I am trying to modify a PySpark/Glue job to write a DynamicFrame to a new table in Glue Catalog, with a Parquet format.
The database exists, the table does not yet. I am following the instructions posted here: https://docs.aws.amazon.com/glue/latest/dg/update-from-job.html
I am getting the error:
File "/tmp/resource_logs_with_attributes.py", line 443, in write_transformed_data_to_s3
format="glueparquet"
File "/opt/amazon/lib/python3.6/site-packages/awsglue/context.py", line 386, in write_dynamic_frame_from_catalog
makeOptions(self._sc, additional_options), catalog_id)
File "/opt/amazon/spark/python/lib/py4j-0.10.9-src.zip/py4j/java_gateway.py", line 1305, in __call__
answer, self.gateway_client, self.target_id, self.name)

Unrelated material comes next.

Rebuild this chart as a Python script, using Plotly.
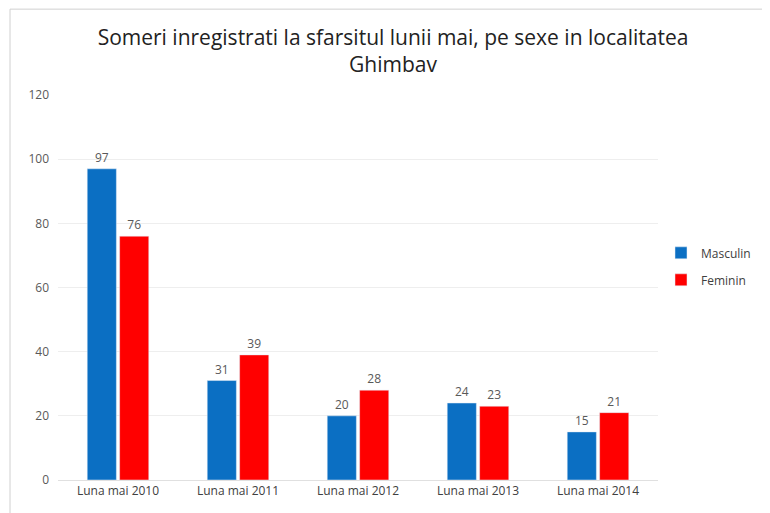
import plotly.graph_objects as go

categories = ["Luna mai 2010", "Luna mai 2011", "Luna mai 2012", "Luna mai 2013", "Luna mai 2014"]
masculin = [97, 31, 20, 24, 15]
feminin = [76, 39, 28, 23, 21]
y_ticks = [0, 20, 40, 60, 80, 100, 120]

font_family = "Open Sans, Noto Sans, sans-serif"
fig = go.Figure()
fig.add_trace(go.Bar(name="Masculin", x=categories, y=masculin, marker_color="#0B6FC3",
                     legendgroup="m",
                     text=masculin, textposition="outside",
                     textfont=dict(size=12, color="#595959")))
fig.add_trace(go.Bar(name="Feminin", x=categories, y=feminin, marker_color="#FF0000",
                     legendgroup="f",
                     text=feminin, textposition="outside",
                     textfont=dict(size=12, color="#595959")))

fig.update_layout(
    width=770, height=513,
    paper_bgcolor="white", plot_bgcolor="white",
    font=dict(family=font_family, color="#595959", size=12),
    title=dict(text="Someri inregistrati la sfarsitul lunii mai, pe sexe in localitatea<br>Ghimbav",
               x=0.5, xanchor="center", y=0.928, yanchor="top",
               font=dict(size=21, color="#222222", family=font_family)),
    margin=dict(l=50, r=120, t=87, b=41, autoexpand=False),
    barmode="group", bargap=0.46, bargroupgap=0.1,
    legend=dict(x=1.005, y=0.555, xanchor="left", yanchor="middle",
                font=dict(size=12, color="#404040"), itemwidth=30, tracegroupgap=8),
    xaxis=dict(showgrid=False, showline=True, linecolor="#E0E0E0", ticks="",
               tickfont=dict(size=12, color="#404040")),
    yaxis=dict(range=[0, 120], tickvals=y_ticks, showgrid=True, gridcolor="#EEEEEE",
               zeroline=False, ticks="", ticklabelstandoff=8,
               tickfont=dict(size=12, color="#595959")),
    shapes=[dict(type="rect", xref="paper", yref="paper",
                 x0=-0.08, x1=1.3, y0=-0.3, y1=1.223,
                 line=dict(color="#D0D0D0", width=1))],
)
fig.write_html("out.html")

File "/opt/amazon/spark/python/lib/pyspark.zip/pyspark/sql/utils.py", line 111, in deco
return f(*a, **kw)
File "/opt/amazon/spark/python/lib/py4j-0.10.9-src.zip/py4j/protocol.py", line 328, in get_return_value
format(target_id, ".", name), value)
py4j.protocol.Py4JJavaError: An error occurred while calling o91.getCatalogSink.

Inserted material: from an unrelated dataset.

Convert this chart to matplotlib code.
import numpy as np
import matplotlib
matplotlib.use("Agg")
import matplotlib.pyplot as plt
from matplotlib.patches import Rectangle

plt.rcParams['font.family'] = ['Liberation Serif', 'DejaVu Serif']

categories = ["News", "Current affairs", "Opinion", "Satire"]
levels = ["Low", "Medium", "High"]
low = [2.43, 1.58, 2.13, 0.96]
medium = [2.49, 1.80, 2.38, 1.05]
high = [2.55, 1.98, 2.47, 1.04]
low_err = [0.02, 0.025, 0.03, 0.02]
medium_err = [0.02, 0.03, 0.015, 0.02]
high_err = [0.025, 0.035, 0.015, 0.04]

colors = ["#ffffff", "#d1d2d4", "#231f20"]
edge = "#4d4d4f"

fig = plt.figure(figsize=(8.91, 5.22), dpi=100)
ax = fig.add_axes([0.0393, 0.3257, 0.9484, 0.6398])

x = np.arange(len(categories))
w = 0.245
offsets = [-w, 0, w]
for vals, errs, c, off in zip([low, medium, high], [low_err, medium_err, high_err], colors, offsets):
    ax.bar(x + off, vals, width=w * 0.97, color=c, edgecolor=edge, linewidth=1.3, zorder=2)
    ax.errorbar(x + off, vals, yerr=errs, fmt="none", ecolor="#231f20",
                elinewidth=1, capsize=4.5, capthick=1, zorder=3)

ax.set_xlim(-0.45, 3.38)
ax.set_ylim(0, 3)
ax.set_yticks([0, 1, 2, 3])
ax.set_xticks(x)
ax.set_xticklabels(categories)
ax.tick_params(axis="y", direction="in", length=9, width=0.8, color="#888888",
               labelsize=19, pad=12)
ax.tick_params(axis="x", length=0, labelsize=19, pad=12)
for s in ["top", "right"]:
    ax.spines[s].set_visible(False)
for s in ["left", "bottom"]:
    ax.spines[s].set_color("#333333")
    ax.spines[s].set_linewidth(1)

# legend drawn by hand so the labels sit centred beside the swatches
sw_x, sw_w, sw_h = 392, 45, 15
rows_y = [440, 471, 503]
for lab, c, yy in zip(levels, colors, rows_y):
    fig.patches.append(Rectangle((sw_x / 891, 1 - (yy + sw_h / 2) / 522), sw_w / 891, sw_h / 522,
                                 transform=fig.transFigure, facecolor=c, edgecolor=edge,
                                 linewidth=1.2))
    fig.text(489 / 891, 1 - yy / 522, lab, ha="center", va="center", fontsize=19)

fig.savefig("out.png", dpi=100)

: com.amazonaws.services.glue.model.EntityNotFoundException: Table api_logs_core not found. (Service: AWSGlue; Status Code: 400; Error Code: EntityNotFoundException; Request ID: 4ed5f8f4-e8bf-4764-afb8-425804d3bcd5; Proxy: null)

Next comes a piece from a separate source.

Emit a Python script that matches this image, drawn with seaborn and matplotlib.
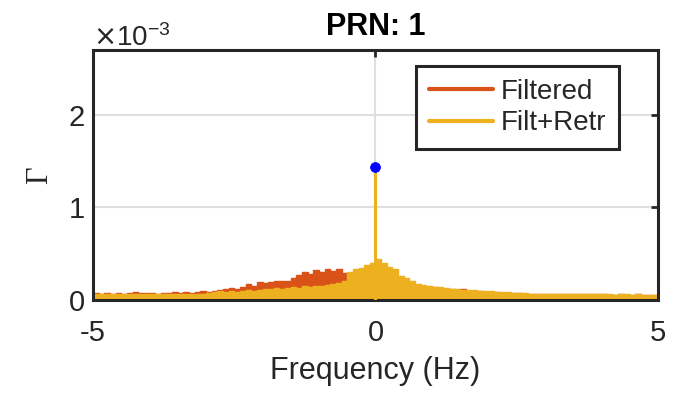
import numpy as np
import matplotlib
matplotlib.use("Agg")
import matplotlib.pyplot as plt
import seaborn as sns
from matplotlib.ticker import ScalarFormatter

# ---- data (units of 1e-3), 0.1 Hz bins from -5 to 5 ----
bin_edges = [round(-5.0 + 0.1 * i, 1) for i in range(101)]
bin_centers = [round(-4.95 + 0.1 * i, 2) for i in range(100)]

filtered = [
    0.08, 0.07, 0.08, 0.07, 0.08, 0.07, 0.08, 0.09, 0.08, 0.08,
    0.08, 0.07, 0.08, 0.08, 0.09, 0.08, 0.09, 0.08, 0.09, 0.10,
    0.09, 0.10, 0.11, 0.12, 0.13, 0.12, 0.14, 0.17, 0.15, 0.19,
    0.18, 0.19, 0.20, 0.21, 0.20, 0.24, 0.27, 0.30, 0.28, 0.32,
    0.30, 0.33, 0.31, 0.34, 0.29, 0.28, 0.26, 0.22, 0.18, 0.12,
    0.04, 0.03, 0.03, 0.05, 0.06, 0.08, 0.10, 0.12, 0.15, 0.14,
    0.14, 0.13, 0.12, 0.12, 0.11, 0.12, 0.10, 0.10, 0.10, 0.09,
    0.09, 0.09, 0.08, 0.08, 0.08, 0.08, 0.07, 0.07, 0.07, 0.07,
    0.06, 0.06, 0.06, 0.06, 0.06, 0.06, 0.06, 0.06, 0.06, 0.06,
    0.06, 0.05, 0.05, 0.06, 0.05, 0.05, 0.06, 0.05, 0.05, 0.05,
]
filt_retr = [
    0.07, 0.06, 0.07, 0.06, 0.06, 0.07, 0.06, 0.06, 0.07, 0.06,
    0.06, 0.07, 0.06, 0.06, 0.07, 0.06, 0.07, 0.07, 0.06, 0.07,
    0.08, 0.09, 0.10, 0.09, 0.10, 0.09, 0.10, 0.11, 0.10, 0.11,
    0.12, 0.12, 0.13, 0.12, 0.13, 0.14, 0.13, 0.15, 0.14, 0.15,
    0.15, 0.16, 0.17, 0.18, 0.20, 0.30, 0.33, 0.35, 0.38, 0.40,
    0.44, 0.40, 0.36, 0.34, 0.26, 0.24, 0.20, 0.17, 0.16, 0.15,
    0.14, 0.14, 0.13, 0.12, 0.12, 0.11, 0.11, 0.11, 0.10, 0.10,
    0.10, 0.09, 0.09, 0.09, 0.08, 0.08, 0.08, 0.07, 0.07, 0.07,
    0.07, 0.06, 0.06, 0.07, 0.06, 0.06, 0.06, 0.06, 0.07, 0.06,
    0.06, 0.06, 0.05, 0.06, 0.06, 0.05, 0.06, 0.05, 0.05, 0.05,
]
peak_freq = [0.0]
peak_val = [1.44]

series_names = ["Filtered", "Filt+Retr"]
x_ticks = [-5, 0, 5]
y_ticks = [0, 1e-3, 2e-3]

C_FILT = "#D95319"
C_RETR = "#EDB120"
AX_COL = "#262626"

sns.set_theme(style="white")
plt.rcParams["font.family"] = ["Liberation Sans", "DejaVu Sans"]

fig = plt.figure(figsize=(6.79, 4.0), dpi=100)
ax = fig.add_axes([0.137, 0.25, 0.832, 0.625])

scale = 1e-3
sns.histplot(x=bin_centers, weights=[v * scale for v in filtered], bins=bin_edges,
             element="step", fill=True, color=C_FILT, alpha=1.0, linewidth=1.0,
             edgecolor=C_FILT, ax=ax)
sns.histplot(x=bin_centers, weights=[v * scale for v in filt_retr], bins=bin_edges,
             element="step", fill=True, color=C_RETR, alpha=1.0, linewidth=1.0,
             edgecolor=C_RETR, ax=ax)
ax.vlines(peak_freq, 0, [v * scale for v in peak_val], color=C_RETR, linewidth=2.2, zorder=3)
sns.scatterplot(x=peak_freq, y=[v * scale for v in peak_val], color="#0000FF",
                s=50, edgecolor="#0000FF", zorder=4, ax=ax)

# legend proxies
ax.plot([], [], color=C_FILT, lw=3, label=series_names[0])
ax.plot([], [], color=C_RETR, lw=3, label=series_names[1])
leg = ax.legend(loc="upper right", bbox_to_anchor=(0.931, 0.935), fontsize=20,
                frameon=True, fancybox=False, handlelength=2.3, handletextpad=0.3,
                borderpad=0.45, labelspacing=0.2, borderaxespad=0.0)
leg.get_frame().set_edgecolor(AX_COL)
leg.get_frame().set_linewidth(2.2)
leg.get_frame().set_alpha(1.0)

ax.set_xlim(-5, 5)
ax.set_ylim(0, 2.7e-3)
ax.set_xticks(x_ticks)
ax.set_xticklabels(["-5", "0", "5"])
ax.set_yticks(y_ticks)
fmt = ScalarFormatter(useMathText=True)
fmt.set_powerlimits((-2, 2))
ax.yaxis.set_major_formatter(fmt)
ax.yaxis.get_offset_text().set_fontsize(20)
ax.yaxis.get_offset_text().set_color(AX_COL)

ax.grid(True, color="#DFDFDF", linewidth=1.5)
ax.set_axisbelow(True)
for sp in ax.spines.values():
    sp.set_visible(True)
    sp.set_color(AX_COL)
    sp.set_linewidth(2.2)
ax.tick_params(axis="both", direction="in", length=5, width=2.0, colors=AX_COL,
               labelsize=21, top=True, right=True)
ax.tick_params(axis="x", pad=14)
ax.tick_params(axis="y", pad=6)
for lab in ax.get_xticklabels() + ax.get_yticklabels():
    lab.set_color(AX_COL)

ax.set_xlabel("Frequency (Hz)", fontsize=22, color=AX_COL, labelpad=6)
ax.set_ylabel("Γ", fontsize=22, color=AX_COL, family=["Liberation Serif", "DejaVu Serif"],
              labelpad=10)
ax.set_title("PRN: 1", fontsize=22, fontweight="bold", color="black", pad=11)

fig.savefig("out.png", dpi=100)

sink = glueContext.getSink(
connection_type="s3",
path="s3://mybucket/test",
enableUpdateCatalog=True,
format="glueparquet"
)
sink.setCatalogInfo(
catalogDatabase='myexistinggluedatabase',
catalogTableName='newtable'
)
newdyf = glueContext.write_dynamic_frame_from_catalog(
frame=my_dyf,
database='myexistinggluedatabase',
table_name='newtable',
format="glueparquet"
)
I have tried variants including:
- include the partition key array in the sink (
partitionKeys=["dt_pk"]
)
format="parquet"
+ format_options={"useGlueParquetWriter": True}
- including
"updateBehavior": "UPDATE_IN_DATABASE"
in additional_options
sink.writeFrame()
with options as documented
my_dyf.write()
with connection_options and format + format_options
This is generally functional code that has worked like this:
- reads data from a source into a DynamicFrame
- does basic transformations to a new schema
- works in the context of a Glue Catalog
- existing code uses
write_dynamic_frame.with_options
, specifying S3 location and format parquet, partitioned by date, etc., and to a table whose schema was discovered and written to the Glue Catalog by a Glue Crawler. This works in two phases: Glue Job runs and writes Parquet files to S3, then Glue Crawler updates the Glue Catalog
- writes to a partitioned S3 data set in parquet format
- Works either with standard parquet, or Glue Parquet Writer
My sole change is that I have the same schema, partitions, data format as before, but that I now want to write to a new S3 location, and that I want to have Glue Job create the table and update the Data Catalog.